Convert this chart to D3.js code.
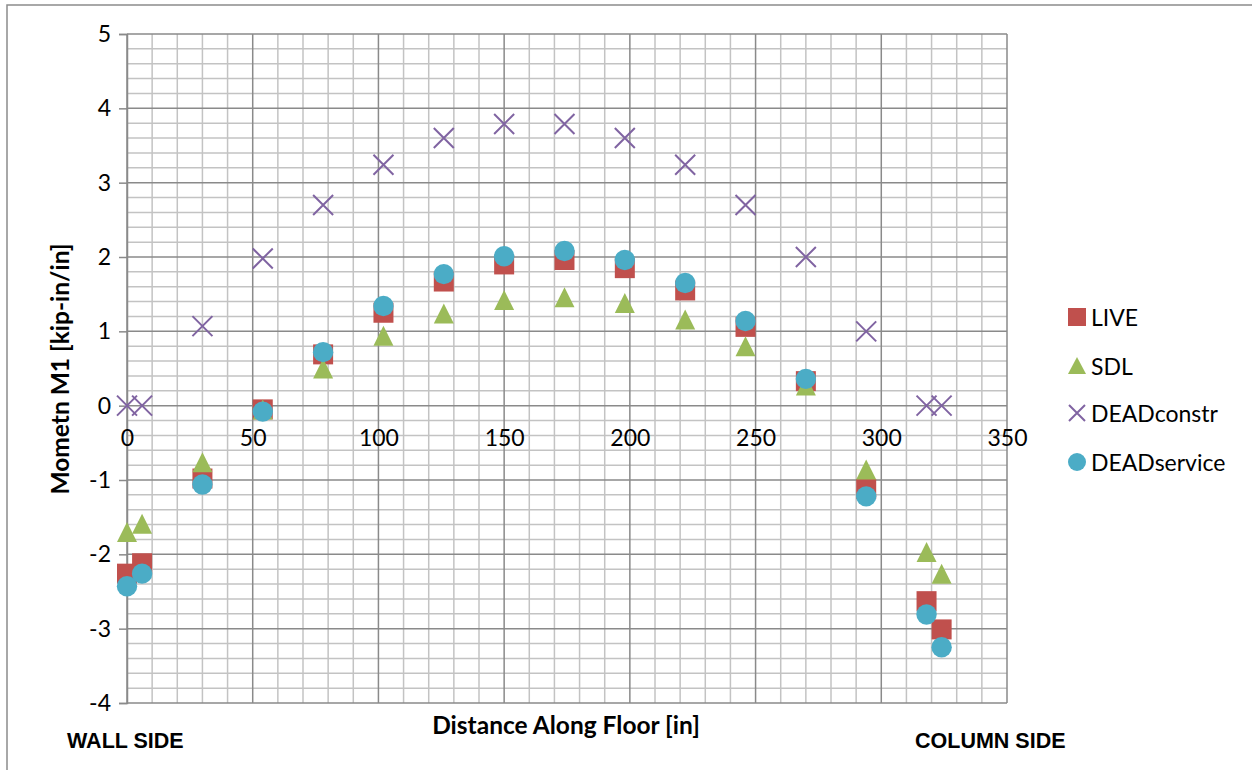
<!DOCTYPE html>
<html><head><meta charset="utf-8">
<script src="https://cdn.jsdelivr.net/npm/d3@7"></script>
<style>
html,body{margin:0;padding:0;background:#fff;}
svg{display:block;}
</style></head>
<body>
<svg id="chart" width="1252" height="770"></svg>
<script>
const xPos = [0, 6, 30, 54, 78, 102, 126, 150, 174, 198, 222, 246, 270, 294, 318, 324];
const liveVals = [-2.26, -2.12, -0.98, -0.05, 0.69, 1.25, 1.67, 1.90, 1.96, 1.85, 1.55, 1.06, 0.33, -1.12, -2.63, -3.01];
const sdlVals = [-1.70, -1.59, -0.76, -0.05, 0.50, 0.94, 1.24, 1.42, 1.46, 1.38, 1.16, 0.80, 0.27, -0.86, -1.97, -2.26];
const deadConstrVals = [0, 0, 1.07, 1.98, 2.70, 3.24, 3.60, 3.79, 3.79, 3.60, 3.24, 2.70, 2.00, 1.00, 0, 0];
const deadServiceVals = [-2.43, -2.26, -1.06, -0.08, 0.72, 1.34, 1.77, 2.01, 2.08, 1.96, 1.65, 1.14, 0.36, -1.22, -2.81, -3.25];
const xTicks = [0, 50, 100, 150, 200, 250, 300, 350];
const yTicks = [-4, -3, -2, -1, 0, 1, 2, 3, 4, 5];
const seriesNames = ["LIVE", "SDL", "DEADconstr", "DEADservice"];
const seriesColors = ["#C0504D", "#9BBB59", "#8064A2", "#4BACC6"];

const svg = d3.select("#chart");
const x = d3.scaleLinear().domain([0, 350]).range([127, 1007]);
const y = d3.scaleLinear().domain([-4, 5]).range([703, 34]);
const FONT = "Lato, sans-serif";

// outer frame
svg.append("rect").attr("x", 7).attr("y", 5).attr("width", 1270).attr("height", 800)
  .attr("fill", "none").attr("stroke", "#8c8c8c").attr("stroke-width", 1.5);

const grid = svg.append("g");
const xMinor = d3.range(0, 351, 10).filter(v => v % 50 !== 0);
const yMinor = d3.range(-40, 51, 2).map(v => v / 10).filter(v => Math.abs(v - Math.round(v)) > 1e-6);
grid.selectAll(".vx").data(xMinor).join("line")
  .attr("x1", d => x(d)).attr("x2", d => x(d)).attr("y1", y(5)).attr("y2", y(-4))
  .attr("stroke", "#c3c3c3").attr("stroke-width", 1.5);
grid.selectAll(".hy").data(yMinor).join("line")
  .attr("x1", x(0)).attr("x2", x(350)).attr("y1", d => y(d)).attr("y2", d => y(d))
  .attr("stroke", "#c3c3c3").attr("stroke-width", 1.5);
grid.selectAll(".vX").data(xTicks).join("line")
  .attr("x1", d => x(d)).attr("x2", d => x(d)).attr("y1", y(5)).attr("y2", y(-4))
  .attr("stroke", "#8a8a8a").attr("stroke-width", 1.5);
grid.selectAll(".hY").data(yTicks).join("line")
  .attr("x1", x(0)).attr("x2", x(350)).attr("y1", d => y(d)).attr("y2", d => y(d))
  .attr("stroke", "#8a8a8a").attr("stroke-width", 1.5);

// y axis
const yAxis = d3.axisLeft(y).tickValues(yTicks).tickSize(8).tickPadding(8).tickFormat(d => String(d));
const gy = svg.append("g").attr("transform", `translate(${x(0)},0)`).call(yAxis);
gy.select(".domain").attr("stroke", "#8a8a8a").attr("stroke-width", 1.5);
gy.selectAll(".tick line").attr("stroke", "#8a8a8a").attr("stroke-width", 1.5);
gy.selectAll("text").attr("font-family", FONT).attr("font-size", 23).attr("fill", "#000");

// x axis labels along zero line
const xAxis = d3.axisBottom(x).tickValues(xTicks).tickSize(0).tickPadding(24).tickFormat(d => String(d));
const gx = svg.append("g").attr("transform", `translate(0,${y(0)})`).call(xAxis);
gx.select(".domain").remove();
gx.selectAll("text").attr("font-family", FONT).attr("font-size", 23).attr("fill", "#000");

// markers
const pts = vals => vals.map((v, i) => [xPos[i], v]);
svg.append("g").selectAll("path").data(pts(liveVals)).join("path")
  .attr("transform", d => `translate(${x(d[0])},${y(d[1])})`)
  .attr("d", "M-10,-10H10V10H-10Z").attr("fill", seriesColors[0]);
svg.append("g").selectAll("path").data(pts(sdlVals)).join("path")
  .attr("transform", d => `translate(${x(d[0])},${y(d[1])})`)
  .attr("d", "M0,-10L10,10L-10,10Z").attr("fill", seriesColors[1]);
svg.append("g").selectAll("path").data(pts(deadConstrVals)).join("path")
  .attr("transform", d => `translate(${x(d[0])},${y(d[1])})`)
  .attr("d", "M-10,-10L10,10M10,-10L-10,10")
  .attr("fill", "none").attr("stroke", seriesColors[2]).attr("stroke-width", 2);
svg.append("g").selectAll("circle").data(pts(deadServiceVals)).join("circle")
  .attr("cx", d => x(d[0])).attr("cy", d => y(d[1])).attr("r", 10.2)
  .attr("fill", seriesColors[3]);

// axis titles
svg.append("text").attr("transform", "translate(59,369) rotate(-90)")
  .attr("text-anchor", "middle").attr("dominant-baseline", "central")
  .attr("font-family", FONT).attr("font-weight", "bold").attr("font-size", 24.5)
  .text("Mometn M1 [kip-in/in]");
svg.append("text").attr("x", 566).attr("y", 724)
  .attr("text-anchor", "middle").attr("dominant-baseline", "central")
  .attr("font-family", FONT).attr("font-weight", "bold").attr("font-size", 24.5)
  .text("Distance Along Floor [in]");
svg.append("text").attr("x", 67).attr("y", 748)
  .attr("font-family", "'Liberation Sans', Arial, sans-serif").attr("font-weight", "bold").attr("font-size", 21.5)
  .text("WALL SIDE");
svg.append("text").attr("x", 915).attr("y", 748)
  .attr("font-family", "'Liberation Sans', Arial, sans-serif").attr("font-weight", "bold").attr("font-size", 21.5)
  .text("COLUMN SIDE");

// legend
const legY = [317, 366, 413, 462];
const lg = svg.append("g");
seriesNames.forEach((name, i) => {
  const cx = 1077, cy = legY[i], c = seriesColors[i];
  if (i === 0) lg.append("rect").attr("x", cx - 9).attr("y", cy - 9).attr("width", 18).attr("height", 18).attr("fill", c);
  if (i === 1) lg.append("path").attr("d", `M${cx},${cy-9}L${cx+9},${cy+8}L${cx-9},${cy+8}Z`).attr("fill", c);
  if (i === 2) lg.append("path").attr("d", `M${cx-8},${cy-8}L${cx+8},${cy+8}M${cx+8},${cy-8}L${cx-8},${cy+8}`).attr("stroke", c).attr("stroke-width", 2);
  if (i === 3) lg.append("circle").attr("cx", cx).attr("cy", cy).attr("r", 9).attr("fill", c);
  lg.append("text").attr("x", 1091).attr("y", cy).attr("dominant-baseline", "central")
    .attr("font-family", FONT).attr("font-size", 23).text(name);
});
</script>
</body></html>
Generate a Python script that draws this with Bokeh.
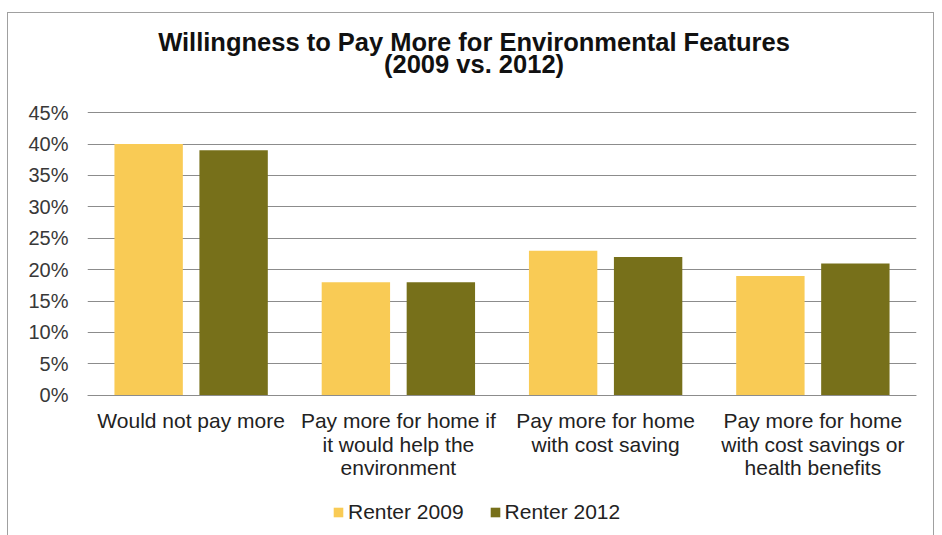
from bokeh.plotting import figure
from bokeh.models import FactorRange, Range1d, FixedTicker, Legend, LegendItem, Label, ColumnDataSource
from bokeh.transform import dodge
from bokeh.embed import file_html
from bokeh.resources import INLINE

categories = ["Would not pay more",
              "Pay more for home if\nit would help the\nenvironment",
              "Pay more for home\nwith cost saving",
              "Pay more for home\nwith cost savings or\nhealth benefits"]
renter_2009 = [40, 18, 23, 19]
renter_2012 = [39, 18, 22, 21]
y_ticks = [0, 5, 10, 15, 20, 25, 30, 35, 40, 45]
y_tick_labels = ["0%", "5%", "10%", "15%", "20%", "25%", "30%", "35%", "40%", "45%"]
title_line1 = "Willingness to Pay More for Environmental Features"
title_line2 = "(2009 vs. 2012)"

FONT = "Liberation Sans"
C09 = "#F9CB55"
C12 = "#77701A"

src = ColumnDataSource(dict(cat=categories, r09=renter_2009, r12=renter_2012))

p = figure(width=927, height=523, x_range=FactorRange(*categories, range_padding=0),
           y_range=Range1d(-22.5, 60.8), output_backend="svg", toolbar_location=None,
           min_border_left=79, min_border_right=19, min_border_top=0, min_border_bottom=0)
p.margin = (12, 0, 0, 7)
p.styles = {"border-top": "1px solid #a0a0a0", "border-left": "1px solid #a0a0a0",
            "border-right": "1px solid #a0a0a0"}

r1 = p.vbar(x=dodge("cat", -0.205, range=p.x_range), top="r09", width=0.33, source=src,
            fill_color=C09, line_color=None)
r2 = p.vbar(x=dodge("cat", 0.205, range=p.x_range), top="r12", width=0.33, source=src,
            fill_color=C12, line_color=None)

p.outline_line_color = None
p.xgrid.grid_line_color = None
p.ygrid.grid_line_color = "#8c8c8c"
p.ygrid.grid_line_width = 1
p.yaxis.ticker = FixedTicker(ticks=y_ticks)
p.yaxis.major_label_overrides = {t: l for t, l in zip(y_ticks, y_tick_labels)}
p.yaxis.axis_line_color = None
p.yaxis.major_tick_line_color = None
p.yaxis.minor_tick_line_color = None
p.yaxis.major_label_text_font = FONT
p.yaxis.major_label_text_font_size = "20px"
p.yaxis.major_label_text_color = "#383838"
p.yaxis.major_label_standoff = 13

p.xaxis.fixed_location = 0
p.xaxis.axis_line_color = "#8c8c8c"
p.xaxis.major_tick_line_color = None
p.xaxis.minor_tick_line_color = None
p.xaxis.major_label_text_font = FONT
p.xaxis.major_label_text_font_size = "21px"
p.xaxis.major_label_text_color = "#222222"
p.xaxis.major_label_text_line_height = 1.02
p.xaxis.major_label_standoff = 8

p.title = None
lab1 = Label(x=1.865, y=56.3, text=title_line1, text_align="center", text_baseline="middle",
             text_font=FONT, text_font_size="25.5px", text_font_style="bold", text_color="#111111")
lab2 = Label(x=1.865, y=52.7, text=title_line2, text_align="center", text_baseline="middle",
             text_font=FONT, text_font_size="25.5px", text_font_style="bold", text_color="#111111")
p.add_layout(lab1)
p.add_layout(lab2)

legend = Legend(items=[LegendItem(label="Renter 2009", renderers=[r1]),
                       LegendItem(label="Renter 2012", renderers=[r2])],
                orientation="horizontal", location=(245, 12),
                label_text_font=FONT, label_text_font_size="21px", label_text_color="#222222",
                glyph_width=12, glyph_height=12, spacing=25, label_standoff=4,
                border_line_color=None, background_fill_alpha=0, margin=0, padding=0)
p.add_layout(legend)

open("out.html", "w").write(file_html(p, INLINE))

§ **Request**
Quote exactly what appears from the line containing "Generate a Python" through the line containing "fill_color=C12, line_color=None)", both included, except for the pictures, and nothing more.

§ **Response to the exercise**
Generate a Python script that draws this with Bokeh.
from bokeh.plotting import figure
from bokeh.models import FactorRange, Range1d, FixedTicker, Legend, LegendItem, Label, ColumnDataSource
from bokeh.transform import dodge
from bokeh.embed import file_html
from bokeh.resources import INLINE

categories = ["Would not pay more",
              "Pay more for home if\nit would help the\nenvironment",
              "Pay more for home\nwith cost saving",
              "Pay more for home\nwith cost savings or\nhealth benefits"]
renter_2009 = [40, 18, 23, 19]
renter_2012 = [39, 18, 22, 21]
y_ticks = [0, 5, 10, 15, 20, 25, 30, 35, 40, 45]
y_tick_labels = ["0%", "5%", "10%", "15%", "20%", "25%", "30%", "35%", "40%", "45%"]
title_line1 = "Willingness to Pay More for Environmental Features"
title_line2 = "(2009 vs. 2012)"

FONT = "Liberation Sans"
C09 = "#F9CB55"
C12 = "#77701A"

src = ColumnDataSource(dict(cat=categories, r09=renter_2009, r12=renter_2012))

p = figure(width=927, height=523, x_range=FactorRange(*categories, range_padding=0),
           y_range=Range1d(-22.5, 60.8), output_backend="svg", toolbar_location=None,
           min_border_left=79, min_border_right=19, min_border_top=0, min_border_bottom=0)
p.margin = (12, 0, 0, 7)
p.styles = {"border-top": "1px solid #a0a0a0", "border-left": "1px solid #a0a0a0",
            "border-right": "1px solid #a0a0a0"}

r1 = p.vbar(x=dodge("cat", -0.205, range=p.x_range), top="r09", width=0.33, source=src,
            fill_color=C09, line_color=None)
r2 = p.vbar(x=dodge("cat", 0.205, range=p.x_range), top="r12", width=0.33, source=src,
            fill_color=C12, line_color=None)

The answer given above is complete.